Layer 2 network routing loop

A switching loop or bridge loop occurs in computer networks when there is more than one layer 2 path between two endpoints (e.g., multiple connections between two network switches or two ports on the same switch connected to each other). The loop creates broadcast storms as broadcasts and multicasts are forwarded by switches out every port, the switch or switches will repeatedly rebroadcast the broadcast messages flooding the network. Since the layer-2 header does not include a time to live (TTL) field, if a frame is sent into a looped topology, it can loop forever.

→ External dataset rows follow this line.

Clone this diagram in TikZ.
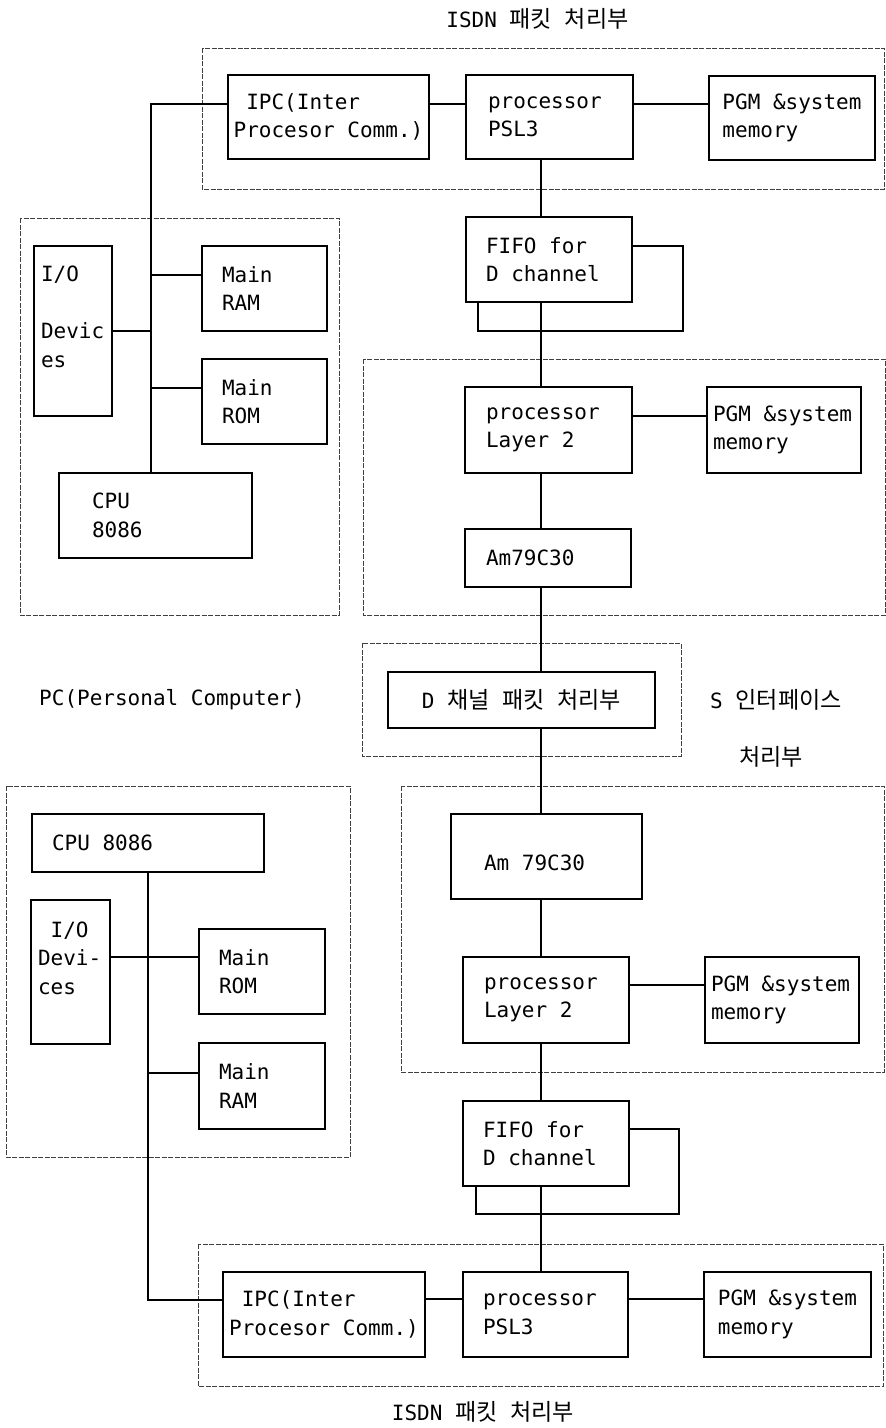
\documentclass[tikz,border=0pt]{standalone}
\usepackage{fontspec}
\setmonofont{DejaVu Sans Mono}
\newfontfamily\kr{Noto Sans CJK KR}[Scale=1.1]
\usepackage{tikz}
\usetikzlibrary{positioning}

\begin{document}
\begin{tikzpicture}[x=1pt, y=-1pt,
        blk/.style={draw, line width=1.5pt, align=flush left, inner sep=0pt, font=\ttfamily\fontsize{21}{28.5}\selectfont},
        padblk/.style 2 args={blk, inner xsep=#1, text width=#2},
        wire/.style={line width=1.3pt},
        grp/.style={line width=0.7pt, black!75, dash pattern=on 5pt off 1.5pt},
        lbl/.style={inner sep=0pt, font=\ttfamily\fontsize{21}{28.5}\selectfont}
    ]
        \useasboundingbox (0,0) rectangle (886,1428);

        % Group frames
        \draw[grp] (202,48) rectangle (884,189);
        \draw[grp] (20,218) rectangle (339,615);
        \draw[grp] (363,359) rectangle (885,615);
        \draw[grp] (362,643) rectangle (681,756);
        \draw[grp] (6,786) rectangle (350,1157);
        \draw[grp] (401,786) rectangle (884,1072);
        \draw[grp] (198,1244) rectangle (883,1386);

        % Upper ISDN packet block
        \node[blk, minimum width=201, minimum height=84] (ipcA) at (328.5,117) {\phantom{x}IPC(Inter\\Procesor Comm.)};
        \node[padblk={22}{123}, minimum height=84] (pslA) at (549.5,117) {processor\\PSL3};
        \node[blk, minimum width=166, minimum height=84] (pgmA) at (792,118) {PGM \&system\\memory};

        % Upper PC
        \node[padblk={7}{64}, minimum height=170] (ioA) at (73,331) {I/O\\\mbox{}\\Devic\\es\\\mbox{}};
        \node[padblk={20}{85}, minimum height=85] (ramA) at (264.5,288.5) {Main\\RAM};
        \node[padblk={20}{85}, minimum height=85] (romA) at (264.5,401.5) {Main\\ROM};
        \node[padblk={33}{127}, minimum height=85] (cpuA) at (155.5,515.5) {CPU\\8086};

        % Upper S interface part
        \node[padblk={20}{126}, minimum height=85] (fifoA) at (549,259.5) {FIFO for\\D channel};
        \node[padblk={21}{125}, minimum height=86] (layA) at (548.5,430) {processor\\Layer 2};
        \node[padblk={6}{142}, minimum height=86] (pgmB) at (784,430) {PGM \&system\\memory};
        \node[padblk={21}{124}, minimum height=58] (amA) at (548,558) {Am79C30};

        % D channel packet part
        \node[blk, minimum width=267, minimum height=56] (dch) at (521.5,700) {D {\kr 채널} {\kr 패킷} {\kr 처리부}};

        % Lower S interface part
        \node[padblk={33}{125}, minimum height=85] (amB) at (546.5,856.5) {\mbox{}\\Am 79C30};
        \node[padblk={21}{124}, minimum height=86] (layB) at (546,1000) {processor\\Layer 2};
        \node[padblk={6}{142}, minimum height=86] (pgmC) at (782,1000) {PGM \&system\\memory};
        \node[padblk={20}{126}, minimum height=85] (fifoB) at (546,1143.5) {FIFO for\\D channel};

        % Lower PC
        \node[padblk={20}{192}, minimum height=58] (cpuB) at (148,843) {CPU 8086};
        \node[padblk={7}{65}, minimum height=144] (ioB) at (70.5,972) {\phantom{x}I/O\\Devi-\\ces\\\mbox{}};
        \node[padblk={20}{86}, minimum height=85] (romB) at (262,971.5) {Main\\ROM};
        \node[padblk={20}{86}, minimum height=86] (ramB) at (262,1086) {Main\\RAM};

        % Lower ISDN packet block
        \node[blk, minimum width=202, minimum height=85] (ipcB) at (324,1314.5) {\phantom{x}IPC(Inter\\Procesor Comm.)};
        \node[padblk={20}{125}, minimum height=85] (pslB) at (545.5,1314.5) {processor\\PSL3};
        \node[blk, minimum width=167, minimum height=85] (pgmD) at (787.5,1314.5) {PGM \&system\\memory};

        % Labels
        \node[lbl] (titleA) at (537.5,19) {ISDN {\kr 패킷} {\kr 처리부}};
        \node[lbl] (titleB) at (483,1412) {ISDN {\kr 패킷} {\kr 처리부}};
        \node[lbl] (pcname) at (172,700) {PC(Personal Computer)};
        \node[lbl] (sifA) at (776,700) {S {\kr 인터페이스}};
        \node[lbl] (sifB) at (771,757) {{\kr 처리부}};

        % Main spine
        \coordinate (spine) at (541,0);
        \draw[wire] (pslA.south -| spine) -- (fifoA.north -| spine);
        \draw[wire] (fifoA.south -| spine) -- (layA.north -| spine);
        \draw[wire] (layA.south -| spine) -- (amA.north -| spine);
        \draw[wire] (amA.south -| spine) -- (dch.north -| spine);
        \draw[wire] (dch.south -| spine) -- (amB.north -| spine);
        \draw[wire] (amB.south -| spine) -- (layB.north -| spine);
        \draw[wire] (layB.south -| spine) -- (fifoB.north -| spine);
        \draw[wire] (fifoB.south -| spine) -- (pslB.north -| spine);

        % FIFO loops
        \coordinate (loopA) at (683,331);
        \coordinate (loopB) at (679,1214);
        \draw[wire] ([yshift=13.5pt]fifoA.east) -| (loopA) -| ([xshift=-71pt]fifoA.south);
        \draw[wire] ([yshift=14.5pt]fifoB.east) -| (loopB) -| ([xshift=-70pt]fifoB.south);

        % Side links
        \draw[wire] ([yshift=13pt]ipcA.east) -- ([yshift=13pt]pslA.west);
        \draw[wire] ([yshift=13pt]pslA.east) -- ([yshift=13pt]pslA.east -| pgmA.west);
        \draw[wire] ([yshift=14pt]layA.east) -- ([yshift=14pt]layA.east -| pgmB.west);
        \draw[wire] ([yshift=15pt]layB.east) -- ([yshift=15pt]layB.east -| pgmC.west);
        \draw[wire] ([yshift=15.5pt]ipcB.east) -- ([yshift=15.5pt]ipcB.east -| pslB.west);
        \draw[wire] ([yshift=15.5pt]pslB.east) -- ([yshift=15.5pt]pslB.east -| pgmD.west);

        % Upper PC bus
        \coordinate (busA) at (151,104);
        \draw[wire] ([yshift=13pt]ipcA.west) -- (busA) -- (cpuA.north -| busA);
        \draw[wire] ([yshift=13.5pt]ramA.west) -- ([yshift=13.5pt]ramA.west -| busA);
        \draw[wire] (ioA.east) -- (ioA.east -| busA);
        \draw[wire] ([yshift=13.5pt]romA.west) -- ([yshift=13.5pt]romA.west -| busA);

        % Lower PC bus
        \coordinate (busB) at (148,1300);
        \draw[wire] (cpuB.south -| busB) -- (busB) -- ([yshift=14.5pt]ipcB.west);
        \draw[wire] ([yshift=15pt]ioB.east) -- ([yshift=15pt]ioB.east -| romB.west);
        \draw[wire] ([yshift=13pt]ramB.west) -- ([yshift=13pt]ramB.west -| busB);

    \end{tikzpicture}
\end{document}
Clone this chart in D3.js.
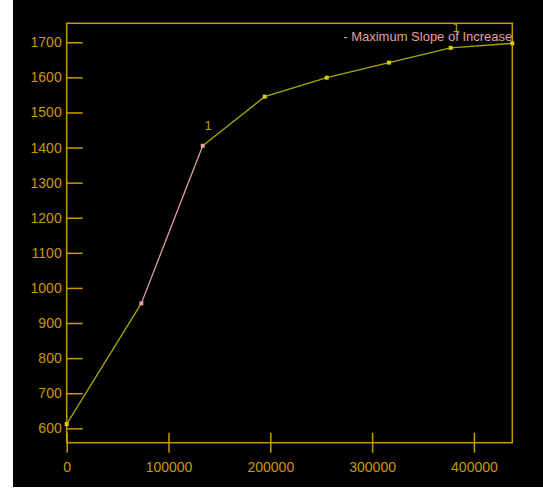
<!DOCTYPE html>
<html lang="en">
<head>
<meta charset="UTF-8">
<title>Maximum Slope of Increase</title>
<style>
	body { margin: 0; background: #fff; }
	#chart { position: absolute; left: 13px; top: 0; }
	.axis text { font-family: "Liberation Sans", Arial, sans-serif; font-size: 14px; fill: #c89a00; }
	.axis line { stroke: #c89a00; stroke-width: 1.5; }
</style>
</head>
<body>
<div id="chart"></div>
<script src="https://d3js.org/d3.v7.min.js"></script>
<script>
// values
var xs = [0, 73300, 133600, 194500, 255400, 316600, 377200, 437700];
var ys = [612, 956, 1405, 1545, 1599, 1642, 1684, 1697];
var yTicks = [600, 700, 800, 900, 1000, 1100, 1200, 1300, 1400, 1500, 1600, 1700];
var xTicks = [0, 100000, 200000, 300000, 400000];
var steepest = [1, 2];          // indexes of the max slope segment
var labelled = [2, 6];          // points marked with "1"
var legendText = "- Maximum Slope of Increase";

var W = 530, H = 487;
var margin = {top: 23.3, right: 30.7, bottom: 44.3, left: 53.7},
	width = W - margin.left - margin.right,
	height = H - margin.top - margin.bottom;

var gold = "#c89a00", olive = "#a8a800", pink = "#e0a0a0";

var svg = d3.select("#chart")
	.append("svg")
	.attr("width", W)
	.attr("height", H)
	.style("background", "#000");

var g = svg.append("g")
	.attr("transform", "translate(" + margin.left + "," + margin.top + ")");

var xScale = d3.scaleLinear().domain([0, 437700]).range([0, width]);
var yScale = d3.scaleLinear().domain([559, 1754]).range([height, 0]);

// y axis, ticks point inwards
var yAxis = g.append("g").attr("class", "axis")
	.call(d3.axisLeft(yScale).tickValues(yTicks).tickSize(-16).tickPadding(5).tickFormat(d3.format("d")));
yAxis.select(".domain").remove();

// x axis, ticks cross the line
var xAxis = g.append("g").attr("class", "axis")
	.attr("transform", "translate(0," + height + ")")
	.call(d3.axisBottom(xScale).tickValues(xTicks).tickSize(10).tickPadding(9).tickFormat(d3.format("d")));
xAxis.select(".domain").remove();
xAxis.selectAll(".tick line").attr("y1", -10);

// frame
g.append("rect")
	.attr("width", width)
	.attr("height", height)
	.attr("fill", "none")
	.attr("stroke", gold)
	.attr("stroke-width", 1.5);

var pts = xs.map((x, i) => ({x: x, y: ys[i], i: i}));

var line = d3.line()
	.x(d => xScale(d.x))
	.y(d => yScale(d.y));

// segments, the steepest one in pink
for (var i = 0; i < pts.length - 1; i++) {
	var hot = (i === steepest[0]);
	g.append("path")
		.datum([pts[i], pts[i + 1]])
		.attr("fill", "none")
		.attr("stroke", hot ? pink : olive)
		.attr("stroke-width", 1.3)
		.attr("d", line);
}

g.selectAll(".pt")
	.data(pts)
	.enter().append("rect")
	.attr("class", "pt")
	.attr("x", d => xScale(d.x) - 2)
	.attr("y", d => yScale(d.y) - 2)
	.attr("width", 4)
	.attr("height", 4)
	.attr("fill", d => steepest.indexOf(d.i) >= 0 ? pink : "#d0d000");

g.selectAll(".lbl")
	.data(pts.filter(d => labelled.indexOf(d.i) >= 0))
	.enter().append("text")
	.attr("x", d => xScale(d.x) + 5.5)
	.attr("y", d => yScale(d.y) - 16)
	.attr("text-anchor", "middle")
	.style("font-family", "Liberation Sans, Arial, sans-serif")
	.style("font-size", "13px")
	.attr("fill", olive)
	.text("1");

g.append("text")
	.attr("x", width)
	.attr("y", 17.3)
	.attr("text-anchor", "end")
	.style("font-family", "Liberation Sans, Arial, sans-serif")
	.style("font-size", "13px")
	.attr("fill", pink)
	.text(legendText);
</script>
</body>
</html>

A physical topology that contains switching or bridge loops is attractive for redundancy reasons, yet a switched network must not have loops. The solution is to allow physical loops, but create a loop-free logical topology using link aggregation, Shortest Path Bridging, Spanning Tree Protocol or TRILL on the network switches.

==Broadcasts==
In the case of broadcast packets over a switching loop, the situation may develop into a broadcast storm.

In a very simple example, a switch with three ports, A, B, and C has a normal node connected to port A, while ports B and C are connected to each other in a loop. All ports have the same link speed and run in full duplex mode. Now, when a broadcast frame enters the switch through port A, this frame is forwarded to all ports but the source port, i.e., ports B and C. Both frames exiting ports B and C traverse the loop in opposite directions and reenter the switch through their counterpart port. The frame received on port B is then forwarded to ports A and C, the frame received on port C to ports A and B. So, the node on port A receives two copies of its own broadcast frame while the other two copies produced by the loop continue to cycle. Likewise, each broadcast frame entering the system continues to cycle through the loop in both directions, rebroadcasting back to the network in each loop, and broadcasts accumulate. Eventually, the accumulated broadcasts exhaust the egress capacity of the links, the switch begins dropping frames, and communication across the switch becomes unreliable or even impossible.

==MAC database instability==
Switching loops can cause misleading entries in a switch's media access control (MAC) database and can cause endless unicast frames to be broadcast throughout the network. A loop can make a switch receive the same broadcast frames on two different ports, and alternately associate the sending MAC address with one or the other port. It may then incorrectly direct traffic for that MAC address to the wrong port, effectively causing this traffic to be lost, and even causing other switches to incorrectly associate the sender's address with the wrong port as well.

==Multiple frame transmissions==
In a redundant switched network, it is possible for an end device to receive the same frame multiple times.

==TTL==
Routing loops are tempered by a time to live (TTL) field in layer-3 packet header; Packets will circulate the routing loop until their TTL value expires. No TTL concept exists at layer 2 and packets in a switching loop will circulate until dropped, e.g., due to resource exhaustion.